» PROBLEM DESCRIPTION:
Report how many lines include the word "this", and nothing besides that number.

==== SUPPLIED RECORDS

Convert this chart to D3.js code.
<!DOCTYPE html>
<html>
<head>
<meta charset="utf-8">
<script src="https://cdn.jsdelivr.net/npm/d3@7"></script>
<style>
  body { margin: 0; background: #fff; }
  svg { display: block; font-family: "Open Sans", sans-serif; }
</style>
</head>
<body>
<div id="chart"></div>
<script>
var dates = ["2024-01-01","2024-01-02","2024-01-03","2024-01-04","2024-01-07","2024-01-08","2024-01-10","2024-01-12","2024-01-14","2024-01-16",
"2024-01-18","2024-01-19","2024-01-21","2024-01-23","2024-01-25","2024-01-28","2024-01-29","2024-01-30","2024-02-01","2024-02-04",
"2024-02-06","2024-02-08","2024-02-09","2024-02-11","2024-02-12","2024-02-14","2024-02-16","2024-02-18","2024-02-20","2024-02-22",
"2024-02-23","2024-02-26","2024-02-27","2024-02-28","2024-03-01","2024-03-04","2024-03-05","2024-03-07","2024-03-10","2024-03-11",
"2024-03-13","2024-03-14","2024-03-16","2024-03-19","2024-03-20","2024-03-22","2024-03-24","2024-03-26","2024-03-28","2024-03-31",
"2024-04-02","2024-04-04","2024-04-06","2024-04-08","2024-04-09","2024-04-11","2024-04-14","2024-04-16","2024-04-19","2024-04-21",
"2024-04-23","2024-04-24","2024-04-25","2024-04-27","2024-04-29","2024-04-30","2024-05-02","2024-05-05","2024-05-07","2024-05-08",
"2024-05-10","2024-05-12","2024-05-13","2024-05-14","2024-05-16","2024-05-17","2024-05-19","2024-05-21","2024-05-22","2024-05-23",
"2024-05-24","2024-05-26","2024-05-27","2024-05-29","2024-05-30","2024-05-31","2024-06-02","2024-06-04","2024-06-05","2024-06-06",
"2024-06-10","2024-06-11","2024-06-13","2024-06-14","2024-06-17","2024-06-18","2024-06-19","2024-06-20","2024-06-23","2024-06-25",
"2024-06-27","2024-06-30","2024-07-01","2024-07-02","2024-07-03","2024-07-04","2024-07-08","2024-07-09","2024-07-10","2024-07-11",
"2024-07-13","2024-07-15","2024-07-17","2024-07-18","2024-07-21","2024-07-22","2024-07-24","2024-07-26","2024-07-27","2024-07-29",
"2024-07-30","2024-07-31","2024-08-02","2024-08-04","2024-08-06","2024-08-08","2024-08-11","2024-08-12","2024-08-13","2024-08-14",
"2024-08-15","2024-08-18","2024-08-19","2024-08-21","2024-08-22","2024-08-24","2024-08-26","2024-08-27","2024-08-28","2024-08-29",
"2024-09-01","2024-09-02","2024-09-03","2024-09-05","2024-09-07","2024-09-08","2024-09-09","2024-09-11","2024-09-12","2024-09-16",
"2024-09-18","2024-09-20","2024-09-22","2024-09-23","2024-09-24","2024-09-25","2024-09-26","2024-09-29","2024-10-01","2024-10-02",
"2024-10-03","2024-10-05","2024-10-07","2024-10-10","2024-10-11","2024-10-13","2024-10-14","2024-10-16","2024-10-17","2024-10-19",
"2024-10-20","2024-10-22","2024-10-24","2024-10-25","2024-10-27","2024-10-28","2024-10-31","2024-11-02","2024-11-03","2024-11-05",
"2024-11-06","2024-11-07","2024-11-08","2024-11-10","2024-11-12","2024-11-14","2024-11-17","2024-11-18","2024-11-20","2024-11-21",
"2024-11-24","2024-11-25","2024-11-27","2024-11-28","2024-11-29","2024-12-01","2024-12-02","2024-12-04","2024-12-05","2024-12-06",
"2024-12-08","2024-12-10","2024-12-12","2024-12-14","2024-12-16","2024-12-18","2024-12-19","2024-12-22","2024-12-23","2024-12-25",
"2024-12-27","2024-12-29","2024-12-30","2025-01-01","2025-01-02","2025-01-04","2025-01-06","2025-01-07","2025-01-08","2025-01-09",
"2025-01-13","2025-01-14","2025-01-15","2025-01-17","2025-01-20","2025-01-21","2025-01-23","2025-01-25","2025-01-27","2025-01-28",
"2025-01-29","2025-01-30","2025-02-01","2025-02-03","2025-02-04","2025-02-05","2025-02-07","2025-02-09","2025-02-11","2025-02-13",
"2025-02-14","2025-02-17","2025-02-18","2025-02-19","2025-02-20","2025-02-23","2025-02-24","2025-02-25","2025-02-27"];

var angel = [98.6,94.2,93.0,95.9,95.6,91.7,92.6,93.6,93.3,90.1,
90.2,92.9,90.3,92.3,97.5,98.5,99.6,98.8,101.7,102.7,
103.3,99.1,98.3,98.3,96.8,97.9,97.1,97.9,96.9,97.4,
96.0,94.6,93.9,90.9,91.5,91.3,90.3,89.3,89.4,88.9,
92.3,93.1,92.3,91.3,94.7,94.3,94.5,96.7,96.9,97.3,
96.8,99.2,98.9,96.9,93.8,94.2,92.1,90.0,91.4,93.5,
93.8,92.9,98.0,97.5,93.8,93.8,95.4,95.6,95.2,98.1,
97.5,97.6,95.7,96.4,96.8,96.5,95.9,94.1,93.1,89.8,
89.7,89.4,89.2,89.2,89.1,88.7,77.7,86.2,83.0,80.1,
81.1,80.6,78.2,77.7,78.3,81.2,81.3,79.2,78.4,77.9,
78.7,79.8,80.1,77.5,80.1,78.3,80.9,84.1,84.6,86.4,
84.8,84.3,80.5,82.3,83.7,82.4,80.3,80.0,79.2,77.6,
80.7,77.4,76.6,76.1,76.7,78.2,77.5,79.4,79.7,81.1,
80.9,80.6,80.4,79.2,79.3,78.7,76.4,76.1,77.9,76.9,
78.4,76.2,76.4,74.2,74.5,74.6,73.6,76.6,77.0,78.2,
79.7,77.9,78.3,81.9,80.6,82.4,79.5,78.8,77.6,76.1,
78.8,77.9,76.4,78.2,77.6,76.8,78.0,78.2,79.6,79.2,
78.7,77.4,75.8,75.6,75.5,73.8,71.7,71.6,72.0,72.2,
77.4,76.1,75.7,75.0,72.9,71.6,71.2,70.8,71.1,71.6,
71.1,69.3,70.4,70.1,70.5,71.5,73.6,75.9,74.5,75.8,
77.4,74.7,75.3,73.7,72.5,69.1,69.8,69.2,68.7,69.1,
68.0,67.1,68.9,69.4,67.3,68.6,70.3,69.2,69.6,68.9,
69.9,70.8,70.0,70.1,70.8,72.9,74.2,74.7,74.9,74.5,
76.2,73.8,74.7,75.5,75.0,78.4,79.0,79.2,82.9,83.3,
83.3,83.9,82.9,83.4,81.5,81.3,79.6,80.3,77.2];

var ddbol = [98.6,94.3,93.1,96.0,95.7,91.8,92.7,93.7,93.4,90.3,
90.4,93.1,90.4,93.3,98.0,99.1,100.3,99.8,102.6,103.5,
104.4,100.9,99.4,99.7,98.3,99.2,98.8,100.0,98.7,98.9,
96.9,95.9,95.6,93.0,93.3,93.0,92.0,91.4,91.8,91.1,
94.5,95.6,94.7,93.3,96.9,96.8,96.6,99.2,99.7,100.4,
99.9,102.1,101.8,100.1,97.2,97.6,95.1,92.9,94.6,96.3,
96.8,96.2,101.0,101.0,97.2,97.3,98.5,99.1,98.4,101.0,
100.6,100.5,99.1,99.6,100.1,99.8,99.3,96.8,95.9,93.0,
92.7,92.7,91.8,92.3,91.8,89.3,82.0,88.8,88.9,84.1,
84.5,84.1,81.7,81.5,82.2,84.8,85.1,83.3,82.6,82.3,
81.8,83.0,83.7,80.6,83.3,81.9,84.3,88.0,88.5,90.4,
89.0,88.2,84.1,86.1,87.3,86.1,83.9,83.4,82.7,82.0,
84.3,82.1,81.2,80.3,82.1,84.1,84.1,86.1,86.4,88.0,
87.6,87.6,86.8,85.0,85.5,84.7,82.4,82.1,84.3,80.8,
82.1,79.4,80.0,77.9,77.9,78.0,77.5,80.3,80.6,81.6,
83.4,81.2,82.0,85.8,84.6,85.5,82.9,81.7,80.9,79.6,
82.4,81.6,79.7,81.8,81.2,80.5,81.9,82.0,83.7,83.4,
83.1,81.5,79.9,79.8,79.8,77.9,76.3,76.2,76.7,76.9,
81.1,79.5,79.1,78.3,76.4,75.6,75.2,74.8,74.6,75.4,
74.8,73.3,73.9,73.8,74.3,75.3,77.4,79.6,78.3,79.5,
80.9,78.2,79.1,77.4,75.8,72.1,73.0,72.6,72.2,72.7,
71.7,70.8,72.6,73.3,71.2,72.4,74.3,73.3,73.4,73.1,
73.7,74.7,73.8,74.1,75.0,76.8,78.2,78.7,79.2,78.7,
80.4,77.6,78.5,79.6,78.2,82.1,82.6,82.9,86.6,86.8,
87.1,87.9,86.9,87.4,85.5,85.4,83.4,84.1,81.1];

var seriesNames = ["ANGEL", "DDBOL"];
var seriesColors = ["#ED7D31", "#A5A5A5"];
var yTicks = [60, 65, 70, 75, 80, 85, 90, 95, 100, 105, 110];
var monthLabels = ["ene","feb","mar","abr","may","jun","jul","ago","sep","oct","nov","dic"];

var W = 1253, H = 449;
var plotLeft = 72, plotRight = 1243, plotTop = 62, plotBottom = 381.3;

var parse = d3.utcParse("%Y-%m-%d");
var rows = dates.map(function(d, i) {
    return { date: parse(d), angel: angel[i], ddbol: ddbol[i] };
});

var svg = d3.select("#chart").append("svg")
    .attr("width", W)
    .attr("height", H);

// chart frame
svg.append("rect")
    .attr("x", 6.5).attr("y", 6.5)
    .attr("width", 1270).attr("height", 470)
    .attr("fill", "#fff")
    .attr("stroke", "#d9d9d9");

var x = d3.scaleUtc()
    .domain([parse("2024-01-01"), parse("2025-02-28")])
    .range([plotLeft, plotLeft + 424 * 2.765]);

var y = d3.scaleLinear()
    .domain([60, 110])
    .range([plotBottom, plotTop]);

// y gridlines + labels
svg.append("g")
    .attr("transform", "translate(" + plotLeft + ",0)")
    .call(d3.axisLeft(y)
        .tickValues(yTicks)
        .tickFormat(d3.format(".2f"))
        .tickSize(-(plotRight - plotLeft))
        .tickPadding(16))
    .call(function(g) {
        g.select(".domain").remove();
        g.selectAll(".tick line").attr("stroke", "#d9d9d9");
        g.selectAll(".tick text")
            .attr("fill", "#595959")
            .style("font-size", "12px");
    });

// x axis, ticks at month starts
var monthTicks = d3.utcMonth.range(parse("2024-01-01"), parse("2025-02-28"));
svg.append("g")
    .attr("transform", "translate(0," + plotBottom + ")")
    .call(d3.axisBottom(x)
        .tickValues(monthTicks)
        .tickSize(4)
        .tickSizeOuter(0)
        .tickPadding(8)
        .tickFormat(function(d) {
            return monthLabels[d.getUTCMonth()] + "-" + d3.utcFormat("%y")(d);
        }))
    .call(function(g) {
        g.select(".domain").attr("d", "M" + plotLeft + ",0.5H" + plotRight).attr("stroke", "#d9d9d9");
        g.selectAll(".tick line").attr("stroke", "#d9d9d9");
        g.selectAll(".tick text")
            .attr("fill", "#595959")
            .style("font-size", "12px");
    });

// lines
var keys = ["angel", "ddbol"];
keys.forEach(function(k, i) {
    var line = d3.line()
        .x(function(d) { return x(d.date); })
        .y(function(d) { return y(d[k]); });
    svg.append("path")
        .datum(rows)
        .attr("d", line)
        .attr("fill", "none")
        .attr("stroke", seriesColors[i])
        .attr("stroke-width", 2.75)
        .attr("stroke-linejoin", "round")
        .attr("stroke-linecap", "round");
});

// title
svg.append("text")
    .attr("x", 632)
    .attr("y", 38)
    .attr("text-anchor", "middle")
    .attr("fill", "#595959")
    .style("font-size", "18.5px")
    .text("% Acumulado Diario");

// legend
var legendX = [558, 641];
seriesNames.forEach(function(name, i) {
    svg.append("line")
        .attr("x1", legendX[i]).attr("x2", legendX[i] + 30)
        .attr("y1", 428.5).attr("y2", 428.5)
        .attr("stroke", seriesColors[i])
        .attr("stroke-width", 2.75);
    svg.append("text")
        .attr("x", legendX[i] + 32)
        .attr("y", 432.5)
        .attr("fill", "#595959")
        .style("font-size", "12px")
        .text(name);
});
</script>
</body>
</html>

========
==== SUPPLIED RECORDS

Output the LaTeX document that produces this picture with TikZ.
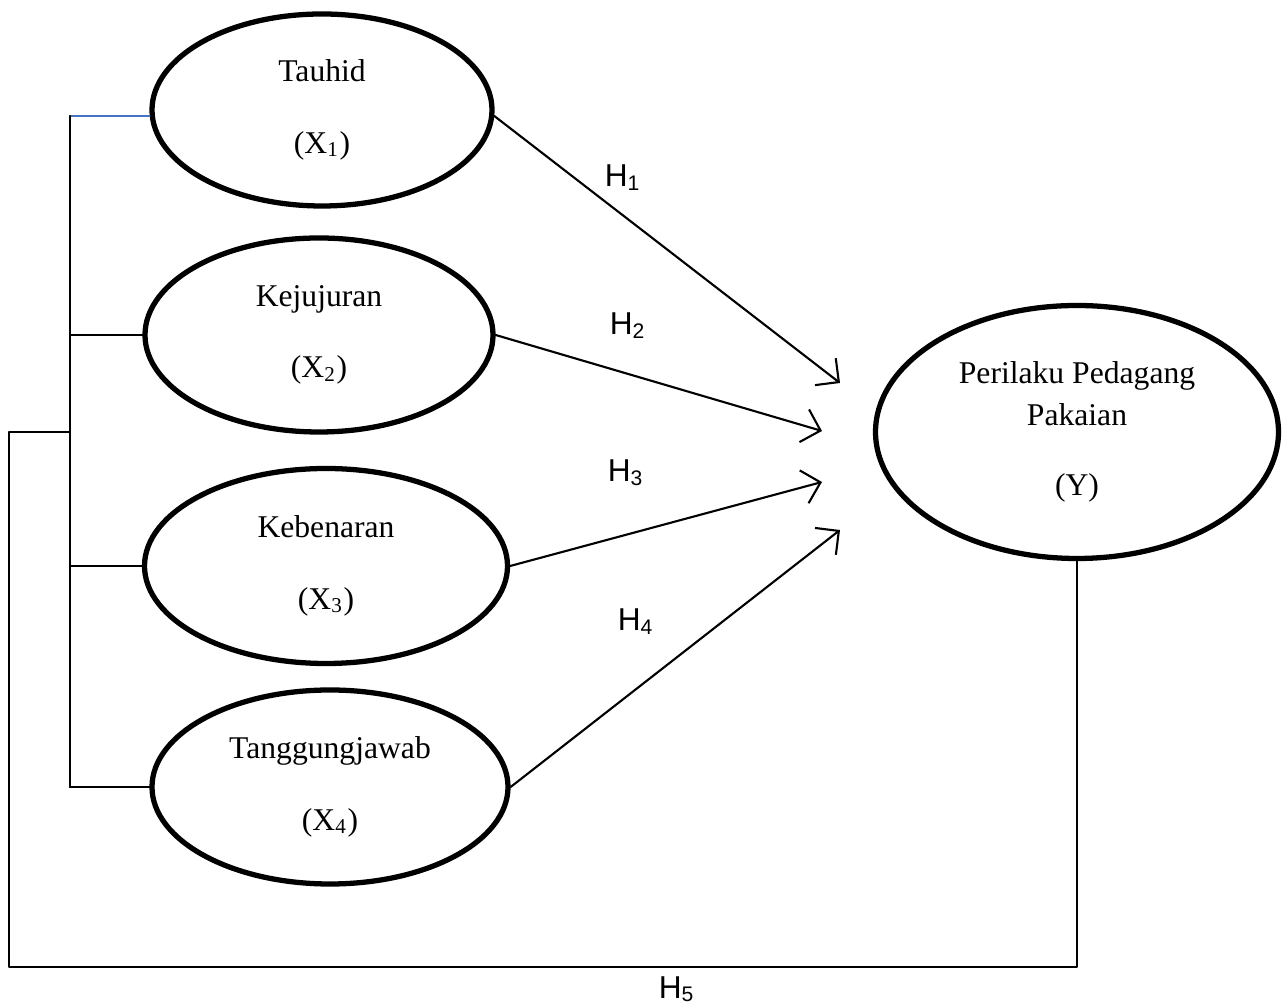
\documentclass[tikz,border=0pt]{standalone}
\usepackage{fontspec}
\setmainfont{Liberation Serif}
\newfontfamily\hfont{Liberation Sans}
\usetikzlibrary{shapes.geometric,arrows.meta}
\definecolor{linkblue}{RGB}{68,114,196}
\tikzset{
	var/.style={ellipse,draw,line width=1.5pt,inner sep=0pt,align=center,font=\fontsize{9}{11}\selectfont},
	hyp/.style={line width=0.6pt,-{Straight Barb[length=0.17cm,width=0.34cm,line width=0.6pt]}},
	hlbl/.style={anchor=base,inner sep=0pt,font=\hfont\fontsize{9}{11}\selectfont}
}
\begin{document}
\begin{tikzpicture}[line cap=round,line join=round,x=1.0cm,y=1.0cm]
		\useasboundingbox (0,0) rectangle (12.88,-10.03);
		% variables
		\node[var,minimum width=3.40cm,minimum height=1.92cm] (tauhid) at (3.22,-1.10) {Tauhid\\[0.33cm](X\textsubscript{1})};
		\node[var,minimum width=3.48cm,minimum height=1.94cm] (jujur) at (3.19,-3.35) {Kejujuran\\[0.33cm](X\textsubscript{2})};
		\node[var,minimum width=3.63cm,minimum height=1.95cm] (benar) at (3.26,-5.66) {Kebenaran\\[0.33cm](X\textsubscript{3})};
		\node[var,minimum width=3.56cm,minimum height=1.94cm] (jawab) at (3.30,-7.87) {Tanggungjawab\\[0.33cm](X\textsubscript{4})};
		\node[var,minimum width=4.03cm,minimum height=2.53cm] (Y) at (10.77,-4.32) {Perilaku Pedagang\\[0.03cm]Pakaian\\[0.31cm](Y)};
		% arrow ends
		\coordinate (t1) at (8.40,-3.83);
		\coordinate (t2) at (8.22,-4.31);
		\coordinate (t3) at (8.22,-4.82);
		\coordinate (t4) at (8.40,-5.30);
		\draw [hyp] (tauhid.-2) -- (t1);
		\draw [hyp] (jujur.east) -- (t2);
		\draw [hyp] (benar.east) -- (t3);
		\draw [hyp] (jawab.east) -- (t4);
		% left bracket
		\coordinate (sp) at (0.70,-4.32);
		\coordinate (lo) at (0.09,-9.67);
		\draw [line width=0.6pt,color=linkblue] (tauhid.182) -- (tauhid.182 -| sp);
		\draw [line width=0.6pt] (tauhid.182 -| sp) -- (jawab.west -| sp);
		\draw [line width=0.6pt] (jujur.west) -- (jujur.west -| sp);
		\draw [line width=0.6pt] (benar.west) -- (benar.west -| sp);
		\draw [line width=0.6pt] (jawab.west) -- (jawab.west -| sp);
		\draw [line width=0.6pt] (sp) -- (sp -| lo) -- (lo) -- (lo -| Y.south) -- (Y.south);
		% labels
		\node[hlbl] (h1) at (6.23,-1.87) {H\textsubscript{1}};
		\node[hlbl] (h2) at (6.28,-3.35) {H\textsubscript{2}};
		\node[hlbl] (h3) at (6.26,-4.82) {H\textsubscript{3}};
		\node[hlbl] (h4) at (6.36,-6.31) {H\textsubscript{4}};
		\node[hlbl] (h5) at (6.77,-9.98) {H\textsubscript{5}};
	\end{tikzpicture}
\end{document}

========

» RESULT BELOW:
2